Para finalizar, a respeito da minha rotina posso dizer que tentei diferentes organizações neste primeiro ano de mestrado, como, para citar um exemplo, horas dedicadas às leituras das disciplinas cursadas e momentos distintos para o que precisava alcançar em minha pesquisa. Também tentei deixar o dia a dia mais leve, transferindo toda a carga de leituras para os finais de semana. Ou então acordar duas horas mais cedo por pensar que as manhãs funcionariam melhor para mim.

O que posso compartilhar é o agora, o que está fazendo sentido no momento atual: uso o aplicativo da agenda do Google no celular para coordenar os calendários pessoal, profissional e de estudos. Assim, consigo ter visibilidade total. As cores também me ajudam a saber se estou ou não cumprindo a minha própria proposta.

Como você explicaria a importância, o fascínio do seu interesse de pesquisa a um leigo?

Assim como a temática da nossa identidade não sai da pauta acadêmica, dos círculos das ruas (o que os memes podem dizer sobre nós ao sintetizar alguns traços de nossa personalidade coletiva?) e da política, a literatura nunca deixou de caminhar, com seus registros, os passos da nossa história. 

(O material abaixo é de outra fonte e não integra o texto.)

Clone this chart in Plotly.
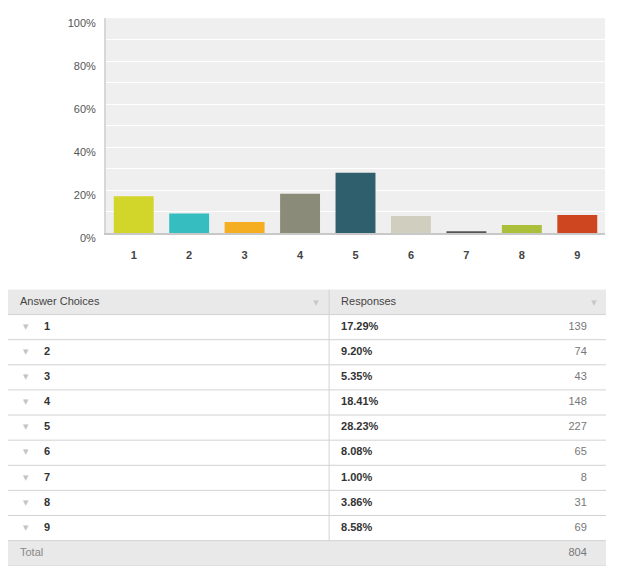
import plotly.graph_objects as go

# survey answer choices and results
choices = ["1", "2", "3", "4", "5", "6", "7", "8", "9"]
shares = [17.29, 9.20, 5.35, 18.41, 28.23, 8.08, 1.00, 3.86, 8.58]
counts = [139, 74, 43, 148, 227, 65, 8, 31, 69]
total = 804
bar_colors = ["#d2d52a", "#36bdbf", "#f5ad22", "#8b8b79", "#2f5f6d",
              "#d0cebf", "#555555", "#abbf3a", "#cd461f"]
y_ticks = [0, 0.2, 0.4, 0.6, 0.8, 1.0]
y_labels = ["0%", "20%", "40%", "60%", "80%", "100%"]

FONT = "Liberation Sans, Arial, sans-serif"
# page body has an 8px margin; the page comes out slightly squashed vertically
OFF = 8
VS = 0.978
W, H = 621 - 2 * OFF, 571


def px_x(v):
    return (v - OFF) / W


def px_y(v):
    return 1 - (v / VS - OFF) / H


fig = go.Figure()

# bar chart on top
fig.add_trace(go.Bar(
    x=choices, y=[s / 100 for s in shares],
    marker=dict(color=bar_colors, line=dict(width=0)),
    width=0.72, hoverinfo="skip", showlegend=False,
))

# table drawn on a second pair of axes, one unit per row
n_rows = len(choices) + 2  # header + choices + total
x_choice_tri, x_choice, x_div = 0.025, 0.06, 0.537
x_resp, x_count = 0.557, 0.968

row_y = [i + 1.5 for i in range(len(choices))]
fig.add_trace(go.Scatter(
    x=[x_choice_tri] * len(choices), y=row_y, mode="text", text=["▼"] * len(choices),
    textposition="middle right", textfont=dict(size=7, color="#c4c4c4", family="DejaVu Sans"),
    xaxis="x2", yaxis="y2", hoverinfo="skip", showlegend=False,
))
fig.add_trace(go.Scatter(
    x=[x_choice] * len(choices), y=row_y, mode="text",
    text=["<b>%s</b>" % c for c in choices], textposition="middle right",
    textfont=dict(size=11, color="#333333", family=FONT),
    xaxis="x2", yaxis="y2", hoverinfo="skip", showlegend=False,
))
fig.add_trace(go.Scatter(
    x=[x_resp] * len(choices), y=row_y, mode="text",
    text=["<b>%.2f%%</b>" % s for s in shares], textposition="middle right",
    textfont=dict(size=11, color="#333333", family=FONT),
    xaxis="x2", yaxis="y2", hoverinfo="skip", showlegend=False,
))
fig.add_trace(go.Scatter(
    x=[x_count] * (len(choices) + 1), y=row_y + [n_rows - 0.5], mode="text",
    text=[str(c) for c in counts] + [str(total)], textposition="middle left",
    textfont=dict(size=11, color="#777777", family=FONT),
    xaxis="x2", yaxis="y2", hoverinfo="skip", showlegend=False,
))
# header + total labels
fig.add_trace(go.Scatter(
    x=[0.02, x_resp, 0.02], y=[0.5, 0.5, n_rows - 0.5], mode="text",
    text=["Answer Choices", "Responses", "Total"], textposition="middle right",
    textfont=dict(size=11, color=["#444444", "#444444", "#888888"], family=FONT),
    xaxis="x2", yaxis="y2", hoverinfo="skip", showlegend=False,
))
fig.add_trace(go.Scatter(
    x=[0.515, 0.98], y=[0.55, 0.55], mode="text", text=["▼", "▼"],
    textposition="middle center", textfont=dict(size=7, color="#c8c8c8", family="DejaVu Sans"),
    xaxis="x2", yaxis="y2", hoverinfo="skip", showlegend=False,
))

shapes = []
# white body of the table (plot_bgcolor is grey for both subplots)
shapes.append(dict(type="rect", xref="x2", yref="y2", x0=0, x1=1, y0=0, y1=n_rows,
                   fillcolor="white", line=dict(width=0), layer="below"))
shapes.append(dict(type="rect", xref="x2", yref="y2", x0=0, x1=1, y0=0, y1=1,
                   fillcolor="#e9e9e9", line=dict(width=0), layer="below"))
shapes.append(dict(type="rect", xref="x2", yref="y2", x0=0, x1=1, y0=n_rows - 1, y1=n_rows,
                   fillcolor="#e9e9e9", line=dict(width=0), layer="below"))
for i in range(1, n_rows + 1):
    shapes.append(dict(type="line", xref="x2", yref="y2", x0=0, x1=1, y0=i, y1=i,
                       line=dict(color="#d2d2d2", width=1)))
shapes.append(dict(type="line", xref="x2", yref="y2", x0=x_div, x1=x_div, y0=0, y1=n_rows - 1,
                   line=dict(color="#d2d2d2", width=1)))

fig.update_layout(
    width=W, height=H,
    margin=dict(l=0, r=0, t=0, b=0),
    paper_bgcolor="white",
    plot_bgcolor="#efefef",
    font=dict(family=FONT, size=11, color="#555555"),
    bargap=0.28,
    shapes=shapes,
    xaxis=dict(
        domain=[px_x(106), px_x(605)], type="category",
        showline=True, linecolor="#c8c8c8", linewidth=2,
        ticks="", ticklabelstandoff=10,
        tickfont=dict(size=11, color="#444444", family="Liberation Sans, Arial", weight="bold"),
        fixedrange=True,
    ),
    yaxis=dict(
        domain=[px_y(232), px_y(17)], range=[0, 1],
        tickvals=y_ticks, ticktext=y_labels,
        showgrid=True, gridcolor="white", gridwidth=1,
        minor=dict(dtick=0.1, showgrid=True, gridcolor="white", gridwidth=1),
        showline=True, linecolor="#d8d8d8", linewidth=2,
        zeroline=False, ticks="", ticklabelstandoff=6, ticklabelshift=5,
        tickfont=dict(size=11, color="#555555"),
        fixedrange=True,
    ),
    xaxis2=dict(domain=[px_x(8), px_x(606)], range=[0, 1], visible=False, anchor="y2",
                fixedrange=True),
    yaxis2=dict(domain=[px_y(564), px_y(288)], range=[n_rows, 0], visible=False,
                anchor="x2", fixedrange=True),
)

fig.write_html("out.html")
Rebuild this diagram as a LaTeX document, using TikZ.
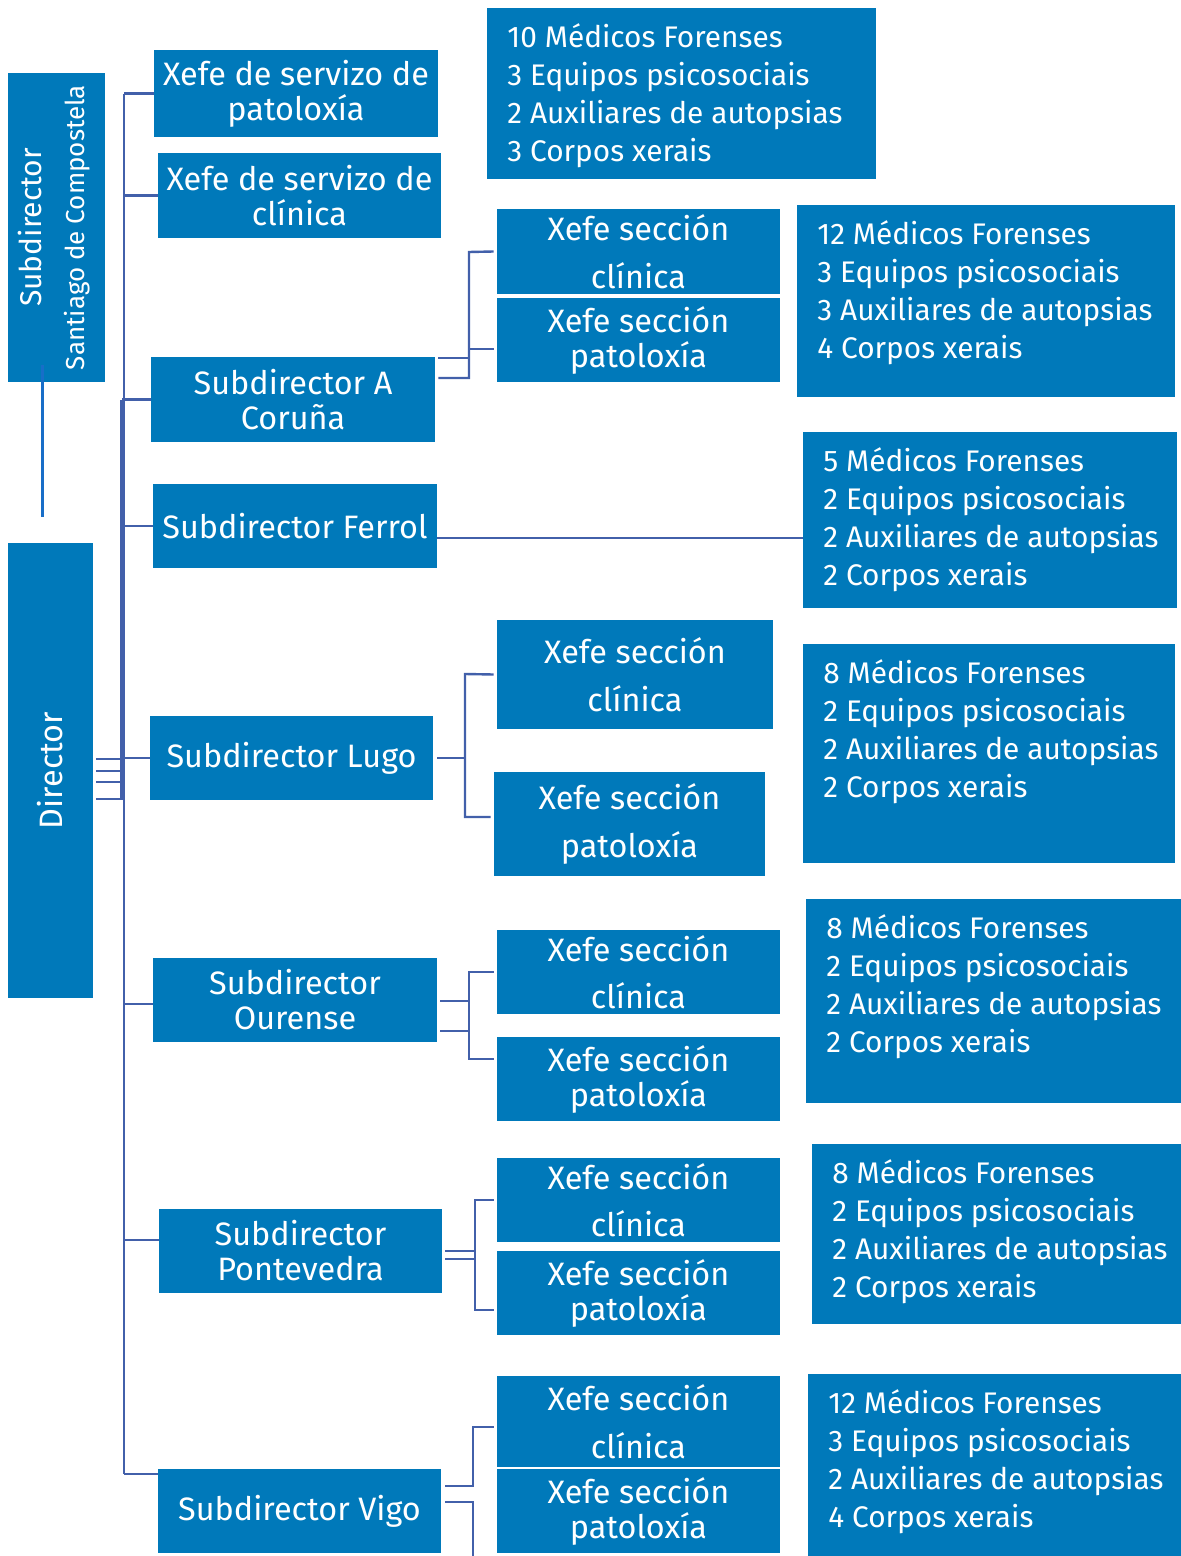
\documentclass[tikz,border=0pt]{standalone}
\usepackage{fontspec}
\setmainfont{Fira Sans}
\usepackage{tikz}
\usetikzlibrary{positioning, calc}

\definecolor{boxblue}{RGB}{0,121,186}
\definecolor{linecolor}{RGB}{66,96,170}
\definecolor{santline}{RGB}{24,110,200}

\tikzset{
  box/.style={rectangle, fill=boxblue, text=white, inner sep=0pt, align=center, font=\fontsize{16.2}{17.5}\selectfont},
  infobox/.style={rectangle, fill=boxblue, anchor=north west, inner sep=0pt},
  infotext/.style={text=white, anchor=north west, inner sep=0pt, align=left, font=\fontsize{14.9}{19}\selectfont},
  conn/.style={draw=linecolor, line width=1.2pt},
}

\begin{document}
\begin{tikzpicture}[x=0.5pt, y=-0.5pt]
        \useasboundingbox (0,0) rectangle (1181,1556);

        % Director and Santiago
        \node (santiago) [box, minimum width=48.5pt, minimum height=154.5pt] at (56.5,227.5)
                    {\rotatebox{90}{\begin{tabular}{@{}c@{}}\fontsize{15}{21.5}\selectfont Subdirector\\[4pt]\fontsize{13}{21.5}\selectfont Santiago de Compostela\end{tabular}}};
        \node (director) [box, minimum width=42.5pt, minimum height=227.5pt] at (50.5,770.5)
                    {\rotatebox{90}{Director}};

        % Servizos
        \node (xsp) [box, minimum width=142pt, minimum height=43.5pt] at (296,93.5) {Xefe de servizo de\\patoloxía};
        \node (xsc) [box, minimum width=141.5pt, minimum height=42.5pt] at (299.5,195.5) {Xefe de servizo de\\clínica};

        % Subdirectores
        \node (coruna) [box, minimum width=142pt, minimum height=42.5pt] at (293,399.5) {Subdirector A\\Coruña};
        \node (ferrol) [box, minimum width=142pt, minimum height=42pt] at (295,526) {Subdirector Ferrol};
        \node (lugo) [box, minimum width=141.5pt, minimum height=42pt] at (291.5,758) {Subdirector Lugo};
        \node (ourense) [box, minimum width=142pt, minimum height=42pt] at (295,1000) {Subdirector\\Ourense};
        \node (ponte) [box, minimum width=141.5pt, minimum height=42pt] at (300.5,1251) {Subdirector\\Pontevedra};
        \node (vigo) [box, minimum width=141.5pt, minimum height=42pt] at (299.5,1511) {Subdirector Vigo};

        % Xefes de seccion
        \node (cxsc) [box, minimum width=141.5pt, minimum height=42.5pt] at (638.5,251.5) {Xefe sección\\[6.5pt]clínica};
        \node (cxsp) [box, minimum width=141.5pt, minimum height=42pt] at (638.5,340) {Xefe sección\\patoloxía};
        \node (lxsc) [box, minimum width=138pt, minimum height=54.5pt] at (635,674.5) {Xefe sección\\[6.5pt]clínica};
        \node (lxsp) [box, minimum width=135.5pt, minimum height=52pt] at (629.5,824) {Xefe sección\\[6.5pt]patoloxía};
        \node (oxsc) [box, minimum width=141.5pt, minimum height=42pt] at (638.5,972) {Xefe sección\\[6pt]clínica};
        \node (oxsp) [box, minimum width=141.5pt, minimum height=42pt] at (638.5,1079) {Xefe sección\\patoloxía};
        \node (pxsc) [box, minimum width=141.5pt, minimum height=42pt] at (638.5,1200) {Xefe sección\\[6pt]clínica};
        \node (pxsp) [box, minimum width=141.5pt, minimum height=42pt] at (638.5,1293) {Xefe sección\\patoloxía};
        \node (vxsc) [box, minimum width=141.5pt, minimum height=45.5pt] at (638.5,1421.5) {Xefe sección\\[6.5pt]clínica};
        \node (vxsp) [box, minimum width=141.5pt, minimum height=42pt] at (638.5,1511) {Xefe sección\\patoloxía};

        % Persoal
        \node (i0) [infobox, minimum width=194.5pt, minimum height=85.5pt] at (487,8) {};
        \node (i0t) [infotext] at ([xshift=10pt,yshift=-7.5pt]i0.north west)
                    {10 Médicos Forenses\\3 Equipos psicosociais\\2 Auxiliares de autopsias\\3 Corpos xerais};
        \node (i1) [infobox, minimum width=189pt, minimum height=96pt] at (797,205) {};
        \node (i1t) [infotext] at ([xshift=10pt,yshift=-7.5pt]i1.north west)
                    {12 Médicos Forenses\\3 Equipos psicosociais\\3 Auxiliares de autopsias\\4 Corpos xerais};
        \node (i2) [infobox, minimum width=187pt, minimum height=88pt] at (803,432) {};
        \node (i2t) [infotext] at ([xshift=10pt,yshift=-7.5pt]i2.north west)
                    {5 Médicos Forenses\\2 Equipos psicosociais\\2 Auxiliares de autopsias\\2 Corpos xerais};
        \node (i3) [infobox, minimum width=186pt, minimum height=109.5pt] at (803,644) {};
        \node (i3t) [infotext] at ([xshift=10pt,yshift=-7.5pt]i3.north west)
                    {8 Médicos Forenses\\2 Equipos psicosociais\\2 Auxiliares de autopsias\\2 Corpos xerais};
        \node (i4) [infobox, minimum width=187.5pt, minimum height=102pt] at (806,899) {};
        \node (i4t) [infotext] at ([xshift=10pt,yshift=-7.5pt]i4.north west)
                    {8 Médicos Forenses\\2 Equipos psicosociais\\2 Auxiliares de autopsias\\2 Corpos xerais};
        \node (i5) [infobox, minimum width=184.5pt, minimum height=90pt] at (812,1144) {};
        \node (i5t) [infotext] at ([xshift=10pt,yshift=-7.5pt]i5.north west)
                    {8 Médicos Forenses\\2 Equipos psicosociais\\2 Auxiliares de autopsias\\2 Corpos xerais};
        \node (i6) [infobox, minimum width=186.5pt, minimum height=91pt] at (808,1374) {};
        \node (i6t) [infotext] at ([xshift=10pt,yshift=-7.5pt]i6.north west)
                    {12 Médicos Forenses\\3 Equipos psicosociais\\2 Auxiliares de autopsias\\4 Corpos xerais};

        % Lines
        \coordinate (ttop) at (124,94);
        \coordinate (tbot) at (124,1474);
        \coordinate (santend) at (42.5,517);
        \coordinate (vigoend) at (473,1560);

        \draw[draw=santline, line width=1.2pt] ([xshift=-7pt,yshift=8.5pt]santiago.south) -- (santend);

        \draw[conn] (ttop) -- (tbot);
        \draw[conn] (121.5,400) -- (121.5,800);
        \draw[conn] (xsp.west) -- (124,93.5);
        \draw[conn] (xsc.west) -- (124,195.5);
        \draw[conn] (coruna.west) -- (121.5,399.5);
        \draw[conn] (ferrol.west) -- (124,526);
        \draw[conn] (lugo.west) -- (124,758);
        \draw[conn] ([yshift=-2pt]ourense.west) -- (124,1004);
        \draw[conn] ([yshift=5.5pt]ponte.west) -- (124,1240);
        \draw[conn] ([yshift=18.5pt]vigo.west) -- (tbot);
        \draw[conn] ([xshift=1.5pt,yshift=5.75pt]director.east) -- (124,759);
        \draw[conn] ([xshift=1.5pt,yshift=-0.25pt]director.east) -- (124,771);
        \draw[conn] ([xshift=1.5pt,yshift=-5.75pt]director.east) -- (124,782);
        \draw[conn] ([xshift=1.5pt,yshift=-14.25pt]director.east) -- (124,799);

        \draw[conn] ([yshift=-6pt]ferrol.east) -- ([yshift=-6pt]ferrol.east -| i2.west);

        \draw[conn] ([xshift=-1.5pt]cxsc.west) -- (469,252) -- (469,378) -- ([xshift=1.5pt,yshift=10.75pt]coruna.east);
        \draw[conn] ([xshift=-1.5pt,yshift=-4.5pt]cxsp.west) -- (469,349);
        \draw[conn] ([xshift=1.5pt,yshift=20.75pt]coruna.east) -- (469,358);

        \draw[conn] ([xshift=-1.5pt]lxsc.west) -- (465,674) -- (465,817) -- ([xshift=-1.5pt,yshift=3.5pt]lxsp.west);
        \draw[conn] ([xshift=2pt]lugo.east) -- (465,758);

        \draw[conn] ([xshift=-1.5pt]oxsc.west) -- (469,972) -- (469,1059) -- ([xshift=-1.5pt,yshift=10pt]oxsp.west);
        \draw[conn] ([xshift=1.5pt,yshift=-0.5pt]ourense.east) -- (469,1001);
        \draw[conn] ([xshift=1.5pt,yshift=-15.5pt]ourense.east) -- (469,1031);

        \draw[conn] ([xshift=-1.5pt]pxsc.west) -- (475,1200) -- (475,1310) -- ([xshift=-1.5pt,yshift=-8.5pt]pxsp.west);
        \draw[conn] ([xshift=1.5pt]ponte.east) -- (475,1251);
        \draw[conn] ([xshift=1.5pt,yshift=-4pt]ponte.east) -- (475,1259);

        \draw[conn] ([xshift=2pt,yshift=12.5pt]vigo.east) -- (473,1486) -- (473,1427) -- ([xshift=-1.5pt,yshift=-2.75pt]vxsc.west);
        \draw[conn] ([xshift=2pt,yshift=4.5pt]vigo.east) -- (473,1502) -- (vigoend);

\end{tikzpicture}
\end{document}
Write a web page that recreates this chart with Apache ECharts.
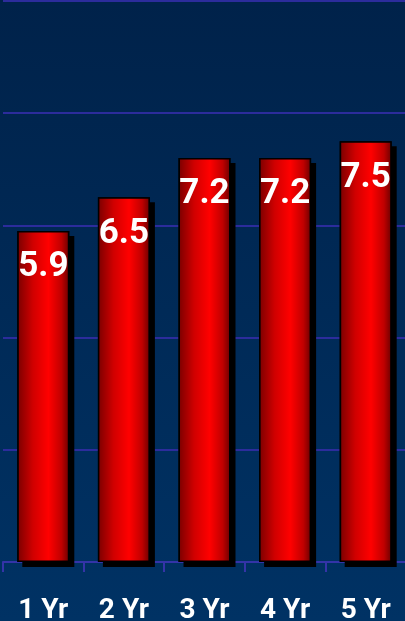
<!DOCTYPE html>
<html>
<head>
<meta charset="utf-8">
<script src="https://cdn.jsdelivr.net/npm/echarts@6/dist/echarts.min.js"></script>
<style>
  html, body { margin: 0; padding: 0; }
  #chart { width: 405px; height: 621px; }
</style>
</head>
<body>
<div id="chart"></div>
<script>
var categories = ['1 Yr', '2 Yr', '3 Yr', '4 Yr', '5 Yr'];
var values = [5.9, 6.5, 7.2, 7.2, 7.5];

var myChart = echarts.init(document.getElementById('chart'));

var narrowFont = '"Liberation Sans Narrow", "Arial Narrow", Roboto, sans-serif';

var barColor = new echarts.graphic.LinearGradient(0, 0, 1, 0, [
    { offset: 0, color: '#7a0000' },
    { offset: 0.3, color: '#d00000' },
    { offset: 0.6, color: '#ff0000' },
    { offset: 0.85, color: '#c00000' },
    { offset: 1, color: '#6a0000' }
]);

var option = {
    backgroundColor: new echarts.graphic.LinearGradient(0, 0, 0, 1, [
        { offset: 0, color: '#00224a' },
        { offset: 1, color: '#003264' }
    ]),
    animation: false,
    grid: { left: 3, right: -1, top: 1, bottom: 59, containLabel: false, outerBoundsMode: 'none' },
    xAxis: {
        type: 'category',
        data: categories,
        axisLine: { lineStyle: { color: '#3434a8', width: 2 } },
        axisTick: { show: true, length: 10, lineStyle: { color: '#3434a8', width: 2 } },
        axisLabel: {
            color: '#ffffff',
            fontFamily: narrowFont,
            fontWeight: 'bold',
            fontSize: 28,
            margin: 35
        }
    },
    yAxis: {
        type: 'value',
        min: 0,
        max: 10,
        interval: 2,
        axisLine: { show: false },
        axisTick: { show: false },
        axisLabel: { show: false },
        splitLine: { lineStyle: { color: '#2c2c9c', width: 2 } }
    },
    series: [{
        // drop shadow only
        type: 'bar',
        data: values,
        barWidth: 52,
        barGap: '-100%',
        silent: true,
        itemStyle: {
            color: '#000000',
            shadowColor: '#000000',
            shadowOffsetX: 5,
            shadowOffsetY: 5,
            shadowBlur: 0
        }
    }, {
        type: 'bar',
        data: values,
        barWidth: 52,
        barGap: '-100%',
        itemStyle: {
            color: barColor,
            borderColor: '#000000',
            borderWidth: 1.5
        },
        label: {
            show: true,
            position: 'insideTop',
            distance: 19,
            color: '#ffffff',
            fontFamily: narrowFont,
            fontWeight: 'bold',
            fontSize: 35
        }
    }]
};
myChart.setOption(option);
</script>
</body>
</html>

Como podemos repensar o que aprendemos nas escolas a respeito dos modernismos – jamais “modernismo” – e como alguns deles tencionaram forjar uma ideia de nacional que não rivalizava necessariamente com o externo?

Ser nacional significa tacitamente não ser universal? Qual é linha que separa o discurso nacionalista do (não)debate xenofóbico?

Para aguçar: no caso do Brasil, 100 anos depois, o lugar de fala do modernismo é apenas e ainda sulista?

Quais impactos você enxerga na sua pesquisa? Na área, para a sociedade, entre outros.

A efeméride relacionada à Semana de 1922 é meramente uma felicidade, visto que iniciei essas vontades ainda na especialização, há alguns anos. Contudo, aproveitando a deixa e a atenção, pretendo contribuir com estudos, já em andamento, que visam descentralizar “o modernismo” brasileiro, como ele ainda é lido e escrito. Gosto também da ideia de pesquisar um intectual polímata como o era Câmara Cascudo, grande articulador (para além das fronteiras territoriais!) e tão generoso quanto Mário de Andrade em suas redes de relações. É difícil encontrar uma missiva sequer de Cascudo ao amigo paulista sem que aquele mencione um companheiro potiguar e recifense, buscando visibilidade.

Por que pesquisar?

Pesquisar para encontrar algo que ali não estava, para enxergar melhor o que ali já estava, para ver de outra maneira, para vislumbrar novas formas. Pesquisar para não esquecer, pesquisar como manifesto em favor da memória. Pesquisar para articular, colocar no papel e passar adiante – chegar a um tempo onde você já não está mais.